Jean Béliveau : la tranquillité sans révolution

Le paradoxe de la vedette discrète sans patiner

Tribune libre

Né quelques années avant la Révolution tranquille, monsieur Béliveau méritait cette étiquette de monsieur. Il représente le Canadien français résigné à être un homme tranquille. Il ne faisait aucune vague et représentait le bon père de famille qui veille au grain.

Il était l’homme des situations tranquilles. Même que du haut de ses nombreux pieds au-dessus de la glace, il avait l’air de patiner tranquillement alors qu’il filait grande allure. Je dirais fière allure aussi. Sans fougue apparente comme si tout était naturel alors que la réalité n’était pas de tout repos.

Il semblait un homme de main alors qu’il était un homme de peu de mots. Son mot le plus célèbre est de dire dans son langage « je suis touché de savoir que vous m’avez toujours aimé ».

Il est l’homme des sans problème qui se rend discret, prudemment, pour se préserver dans cette société bouleversée par le clivage de gouvernement de Province dans le Canada et de volonté indépendantiste. Il savait l’impact sur sa crédibilité de cela et le faisait presque discrètement. Si ce n’était de Houda-Pepin ou Chrétien qui en a montré l’étiquette, il était plutôt muet.
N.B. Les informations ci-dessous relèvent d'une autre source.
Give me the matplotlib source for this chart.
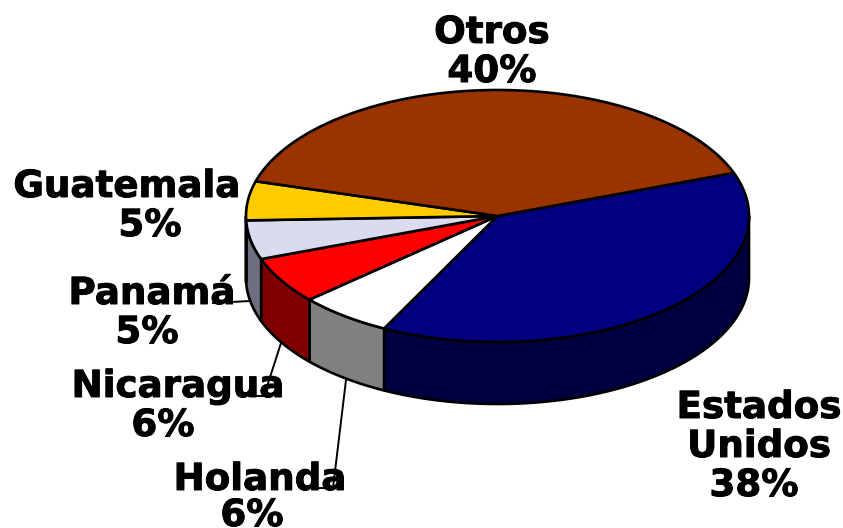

Béliveau sera toujours un nom de discrétion probe. Il préservait son acquis; sa crédibilité. Fidèle aussi à la marque des patrons associés aux sports qui l’a crédibilisé.

Jamais rien de travers

Il ne disait rien et passait pour rien, tout en étant beaucoup. Un curieux mélange de succès sans effort apparent. Un contraste qui attire la sympathie, l’admiration même et les honneurs pour celui qui ne les veut pas.

C’est le contraste de l’avoir facile cette vie, ces honneurs alors que nous, dans le métro-boulot-dodo, on n’en finit pas de mourir.

L’analogie entre ses prouesses en apparence faites comme si de rien n’était et sa vie, comme si de rien n’était ne nous dit pas quel être il était. On n’a que l’apparence.

Mais pour que cela soit, il devait y avoir un discret questionnement de l’homme sur la quête de lui-même et pas de remise en question de la Révolution tranquille. Il subissait tranquillement son sort de vedette d’un sport qui lui donnait de l’aura qu’il n’aura pas volée.

Pareil à ce que nous sommes, il est en lui-même un contraste de ne pas vouloir voir ce qu’il ne faut pas voir. De celui qui, pour sa sérénité et son confort, combat son questionnement et la quête de ses racines, de sa préservation. Il faisait confiance, mais discrètement au conquérant.

Comme représentant d’un peuple dominé depuis trois siècles, qu’il sentait nécessairement le poids, son mot était de ne pas en avoir. Il a été ce que la plupart des Québécois voulaient : se contenter d’un petit pain, d’être fidèle pour ne pas paraître des révoltés, des révolutionnaires.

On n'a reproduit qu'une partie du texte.